# Task objective
Below are entries. Give back exactly the lines from the one containing "Generate a Python script that draws this with matplotlib." through the one containing "plt.rcParams['font.family'] = ['Lato', 'DejaVu", inclusive, without the pictures.
------------------------------------------------
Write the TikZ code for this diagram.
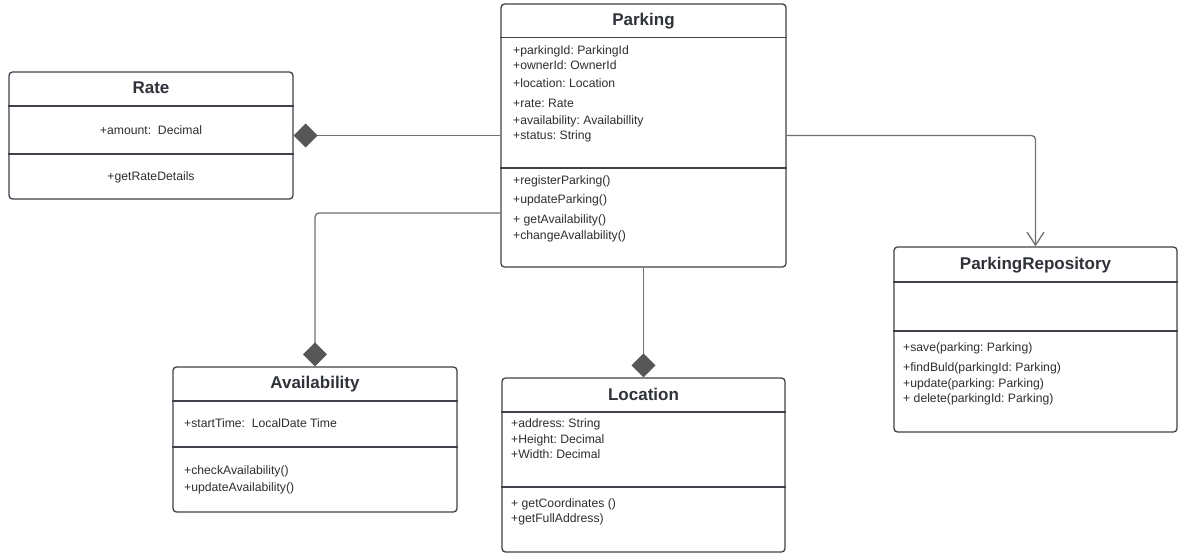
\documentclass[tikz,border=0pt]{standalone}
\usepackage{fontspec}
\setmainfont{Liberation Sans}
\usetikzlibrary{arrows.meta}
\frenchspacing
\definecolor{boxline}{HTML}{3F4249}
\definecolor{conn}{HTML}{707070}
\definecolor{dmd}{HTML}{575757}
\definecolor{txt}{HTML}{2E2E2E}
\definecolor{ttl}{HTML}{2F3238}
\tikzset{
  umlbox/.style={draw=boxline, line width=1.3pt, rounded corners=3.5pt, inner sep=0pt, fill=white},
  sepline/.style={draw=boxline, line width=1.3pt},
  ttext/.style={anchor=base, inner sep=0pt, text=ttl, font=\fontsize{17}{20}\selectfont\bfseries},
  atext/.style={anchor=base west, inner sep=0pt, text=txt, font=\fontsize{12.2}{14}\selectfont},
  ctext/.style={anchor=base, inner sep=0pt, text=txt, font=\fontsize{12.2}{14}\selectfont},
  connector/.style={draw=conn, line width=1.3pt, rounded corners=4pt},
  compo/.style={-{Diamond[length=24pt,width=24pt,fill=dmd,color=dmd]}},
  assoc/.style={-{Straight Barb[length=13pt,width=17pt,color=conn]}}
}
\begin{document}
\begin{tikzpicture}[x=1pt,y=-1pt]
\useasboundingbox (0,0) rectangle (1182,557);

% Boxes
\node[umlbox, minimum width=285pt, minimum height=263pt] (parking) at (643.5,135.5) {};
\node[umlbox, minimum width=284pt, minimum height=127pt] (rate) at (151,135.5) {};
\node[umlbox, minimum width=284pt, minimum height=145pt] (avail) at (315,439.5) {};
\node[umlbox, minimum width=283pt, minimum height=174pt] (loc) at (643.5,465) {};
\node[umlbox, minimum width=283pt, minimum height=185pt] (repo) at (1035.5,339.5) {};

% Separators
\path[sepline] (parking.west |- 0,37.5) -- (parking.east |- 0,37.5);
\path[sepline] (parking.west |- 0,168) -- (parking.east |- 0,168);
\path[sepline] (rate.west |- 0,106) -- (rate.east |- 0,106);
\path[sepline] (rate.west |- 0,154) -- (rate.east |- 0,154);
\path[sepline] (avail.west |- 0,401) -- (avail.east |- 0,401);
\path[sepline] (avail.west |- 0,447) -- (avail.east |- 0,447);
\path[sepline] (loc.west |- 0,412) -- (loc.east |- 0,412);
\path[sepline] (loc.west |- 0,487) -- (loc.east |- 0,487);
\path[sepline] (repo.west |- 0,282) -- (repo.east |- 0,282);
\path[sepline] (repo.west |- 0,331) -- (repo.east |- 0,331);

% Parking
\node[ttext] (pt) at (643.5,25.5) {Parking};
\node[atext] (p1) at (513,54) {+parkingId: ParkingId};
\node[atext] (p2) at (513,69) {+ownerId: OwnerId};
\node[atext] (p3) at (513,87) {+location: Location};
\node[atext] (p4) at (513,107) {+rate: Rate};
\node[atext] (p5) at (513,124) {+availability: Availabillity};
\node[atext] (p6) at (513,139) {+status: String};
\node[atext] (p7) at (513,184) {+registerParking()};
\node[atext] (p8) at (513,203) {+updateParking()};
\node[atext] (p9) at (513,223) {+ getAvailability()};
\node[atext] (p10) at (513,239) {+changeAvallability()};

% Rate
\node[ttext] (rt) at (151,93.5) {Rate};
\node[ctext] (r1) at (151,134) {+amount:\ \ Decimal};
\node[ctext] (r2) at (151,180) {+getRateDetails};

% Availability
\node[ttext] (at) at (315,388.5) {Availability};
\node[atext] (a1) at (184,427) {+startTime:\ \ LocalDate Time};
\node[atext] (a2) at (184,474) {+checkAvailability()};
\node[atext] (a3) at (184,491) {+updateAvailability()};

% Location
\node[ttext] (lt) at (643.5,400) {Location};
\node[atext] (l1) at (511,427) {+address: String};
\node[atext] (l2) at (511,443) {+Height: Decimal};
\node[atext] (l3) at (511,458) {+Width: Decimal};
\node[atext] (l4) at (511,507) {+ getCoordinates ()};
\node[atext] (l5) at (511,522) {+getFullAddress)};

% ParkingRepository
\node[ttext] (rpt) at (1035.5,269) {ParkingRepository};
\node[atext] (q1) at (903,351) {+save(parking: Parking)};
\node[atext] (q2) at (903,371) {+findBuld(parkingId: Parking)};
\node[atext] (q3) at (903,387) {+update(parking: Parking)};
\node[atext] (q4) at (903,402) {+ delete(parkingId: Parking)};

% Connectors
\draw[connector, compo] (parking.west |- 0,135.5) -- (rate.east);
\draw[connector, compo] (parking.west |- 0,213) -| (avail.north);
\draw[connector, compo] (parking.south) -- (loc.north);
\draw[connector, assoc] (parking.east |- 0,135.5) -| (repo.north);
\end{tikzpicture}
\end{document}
------------------------------------------------
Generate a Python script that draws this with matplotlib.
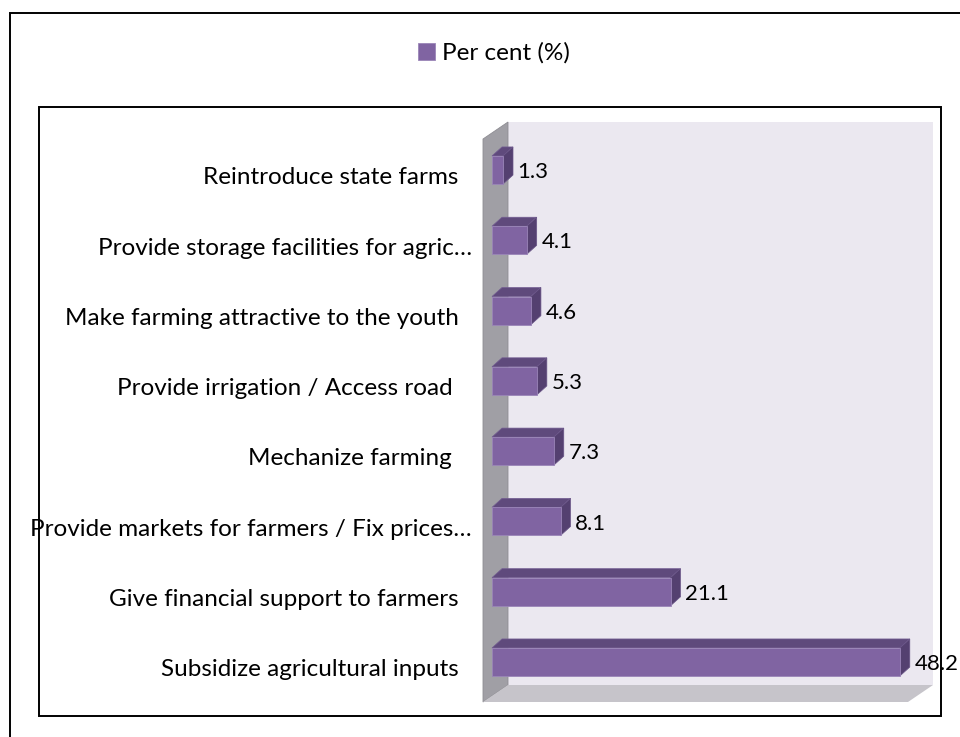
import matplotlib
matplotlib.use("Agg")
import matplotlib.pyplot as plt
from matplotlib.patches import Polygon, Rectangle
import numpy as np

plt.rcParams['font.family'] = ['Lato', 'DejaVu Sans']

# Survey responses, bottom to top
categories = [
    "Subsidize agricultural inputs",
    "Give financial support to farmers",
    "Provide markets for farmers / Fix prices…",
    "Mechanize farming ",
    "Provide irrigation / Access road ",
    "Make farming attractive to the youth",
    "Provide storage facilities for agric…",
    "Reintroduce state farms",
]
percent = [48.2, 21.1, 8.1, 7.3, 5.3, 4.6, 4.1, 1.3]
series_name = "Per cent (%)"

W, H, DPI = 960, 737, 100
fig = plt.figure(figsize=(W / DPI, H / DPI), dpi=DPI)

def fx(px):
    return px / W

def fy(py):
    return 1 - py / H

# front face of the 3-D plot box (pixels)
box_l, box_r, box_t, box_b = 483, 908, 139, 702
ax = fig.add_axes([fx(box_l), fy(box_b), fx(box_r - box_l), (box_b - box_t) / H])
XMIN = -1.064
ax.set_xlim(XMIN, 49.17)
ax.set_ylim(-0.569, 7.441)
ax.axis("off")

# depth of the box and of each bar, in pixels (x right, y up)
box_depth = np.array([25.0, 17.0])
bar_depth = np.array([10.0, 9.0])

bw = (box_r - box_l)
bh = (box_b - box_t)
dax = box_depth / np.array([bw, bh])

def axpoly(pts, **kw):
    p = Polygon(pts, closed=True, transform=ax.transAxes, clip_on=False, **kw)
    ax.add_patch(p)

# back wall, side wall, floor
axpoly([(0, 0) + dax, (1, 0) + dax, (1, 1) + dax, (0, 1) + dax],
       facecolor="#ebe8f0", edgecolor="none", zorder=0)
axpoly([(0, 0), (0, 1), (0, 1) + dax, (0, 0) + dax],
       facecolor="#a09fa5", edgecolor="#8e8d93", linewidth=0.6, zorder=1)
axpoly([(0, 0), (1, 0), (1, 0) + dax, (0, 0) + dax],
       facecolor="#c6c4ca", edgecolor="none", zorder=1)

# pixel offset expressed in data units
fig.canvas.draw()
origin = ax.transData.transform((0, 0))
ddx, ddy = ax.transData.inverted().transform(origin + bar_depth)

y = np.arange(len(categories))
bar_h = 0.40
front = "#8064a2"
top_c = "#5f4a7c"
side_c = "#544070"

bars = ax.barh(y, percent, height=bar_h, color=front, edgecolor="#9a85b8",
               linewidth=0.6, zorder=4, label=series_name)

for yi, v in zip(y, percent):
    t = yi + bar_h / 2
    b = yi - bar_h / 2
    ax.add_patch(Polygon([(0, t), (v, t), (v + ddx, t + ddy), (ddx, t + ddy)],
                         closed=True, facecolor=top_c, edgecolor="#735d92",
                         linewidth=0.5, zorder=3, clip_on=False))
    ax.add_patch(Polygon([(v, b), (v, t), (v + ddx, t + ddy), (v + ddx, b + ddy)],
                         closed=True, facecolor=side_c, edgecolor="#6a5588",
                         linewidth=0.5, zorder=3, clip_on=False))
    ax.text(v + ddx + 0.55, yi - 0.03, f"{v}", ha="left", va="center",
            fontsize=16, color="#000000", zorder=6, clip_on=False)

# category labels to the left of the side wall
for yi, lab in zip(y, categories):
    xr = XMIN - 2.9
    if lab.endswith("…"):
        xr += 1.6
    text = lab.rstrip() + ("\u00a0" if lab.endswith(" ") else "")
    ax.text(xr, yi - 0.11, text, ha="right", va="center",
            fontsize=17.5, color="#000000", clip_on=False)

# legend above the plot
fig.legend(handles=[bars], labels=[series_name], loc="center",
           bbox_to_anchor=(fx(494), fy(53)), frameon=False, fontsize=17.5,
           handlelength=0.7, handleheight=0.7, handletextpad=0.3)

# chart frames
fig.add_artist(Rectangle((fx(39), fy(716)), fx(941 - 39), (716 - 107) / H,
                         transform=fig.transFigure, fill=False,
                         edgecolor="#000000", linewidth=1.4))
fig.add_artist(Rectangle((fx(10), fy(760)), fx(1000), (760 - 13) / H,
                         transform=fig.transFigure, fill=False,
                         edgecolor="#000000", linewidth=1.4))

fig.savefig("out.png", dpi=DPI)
------------------------------------------------
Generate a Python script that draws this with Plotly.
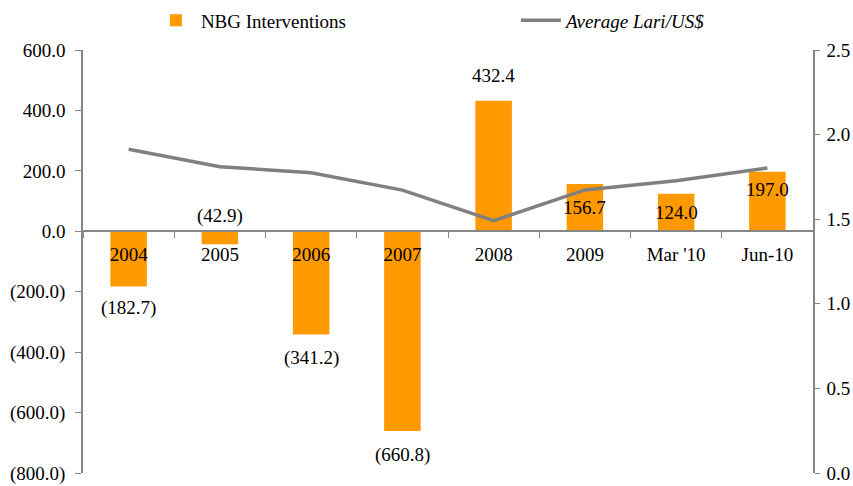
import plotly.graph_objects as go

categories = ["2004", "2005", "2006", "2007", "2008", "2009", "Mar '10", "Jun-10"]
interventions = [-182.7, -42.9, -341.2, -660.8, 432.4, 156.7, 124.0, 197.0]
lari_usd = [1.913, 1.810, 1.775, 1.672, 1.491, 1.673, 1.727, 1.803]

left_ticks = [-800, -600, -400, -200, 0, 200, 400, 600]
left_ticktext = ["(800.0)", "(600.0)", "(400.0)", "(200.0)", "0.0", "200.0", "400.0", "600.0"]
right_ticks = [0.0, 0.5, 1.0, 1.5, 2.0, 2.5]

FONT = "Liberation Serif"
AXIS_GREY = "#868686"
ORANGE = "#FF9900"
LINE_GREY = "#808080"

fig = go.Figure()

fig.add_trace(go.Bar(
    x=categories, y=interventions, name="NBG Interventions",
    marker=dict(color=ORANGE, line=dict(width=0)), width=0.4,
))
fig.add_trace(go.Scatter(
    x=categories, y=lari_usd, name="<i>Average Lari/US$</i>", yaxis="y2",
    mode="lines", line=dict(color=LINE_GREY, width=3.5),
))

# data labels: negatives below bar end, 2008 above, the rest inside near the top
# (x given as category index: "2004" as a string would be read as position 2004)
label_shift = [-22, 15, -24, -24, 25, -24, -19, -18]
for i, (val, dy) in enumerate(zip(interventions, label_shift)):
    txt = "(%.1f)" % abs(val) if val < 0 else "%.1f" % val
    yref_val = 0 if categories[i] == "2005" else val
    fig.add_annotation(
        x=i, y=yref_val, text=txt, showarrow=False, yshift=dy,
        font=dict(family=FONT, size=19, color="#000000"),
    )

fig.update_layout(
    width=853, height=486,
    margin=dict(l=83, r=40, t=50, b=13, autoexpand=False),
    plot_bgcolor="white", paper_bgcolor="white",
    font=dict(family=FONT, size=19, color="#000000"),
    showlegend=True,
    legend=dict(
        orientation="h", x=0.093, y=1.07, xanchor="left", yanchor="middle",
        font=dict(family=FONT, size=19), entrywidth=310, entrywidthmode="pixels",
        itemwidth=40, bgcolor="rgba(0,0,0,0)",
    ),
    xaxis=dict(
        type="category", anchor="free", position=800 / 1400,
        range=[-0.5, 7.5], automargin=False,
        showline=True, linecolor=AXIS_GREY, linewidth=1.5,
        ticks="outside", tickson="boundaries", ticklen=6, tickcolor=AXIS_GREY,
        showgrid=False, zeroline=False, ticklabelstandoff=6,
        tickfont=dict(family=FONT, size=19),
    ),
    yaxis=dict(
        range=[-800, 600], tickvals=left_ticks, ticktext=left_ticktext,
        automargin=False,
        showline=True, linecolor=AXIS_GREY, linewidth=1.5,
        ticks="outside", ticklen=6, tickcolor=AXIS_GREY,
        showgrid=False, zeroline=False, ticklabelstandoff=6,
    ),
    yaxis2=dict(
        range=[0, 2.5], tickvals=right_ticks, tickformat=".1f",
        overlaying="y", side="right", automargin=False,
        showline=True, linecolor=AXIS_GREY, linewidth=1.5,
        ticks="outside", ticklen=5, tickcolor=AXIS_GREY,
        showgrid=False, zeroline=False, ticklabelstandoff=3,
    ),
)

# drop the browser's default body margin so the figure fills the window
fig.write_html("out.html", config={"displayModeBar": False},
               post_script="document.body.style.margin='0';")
------------------------------------------------
# Result of the task
Generate a Python script that draws this with matplotlib.
import matplotlib
matplotlib.use("Agg")
import matplotlib.pyplot as plt
from matplotlib.patches import Polygon, Rectangle
import numpy as np

plt.rcParams['font.family'] = ['Lato', 'DejaVu Sans']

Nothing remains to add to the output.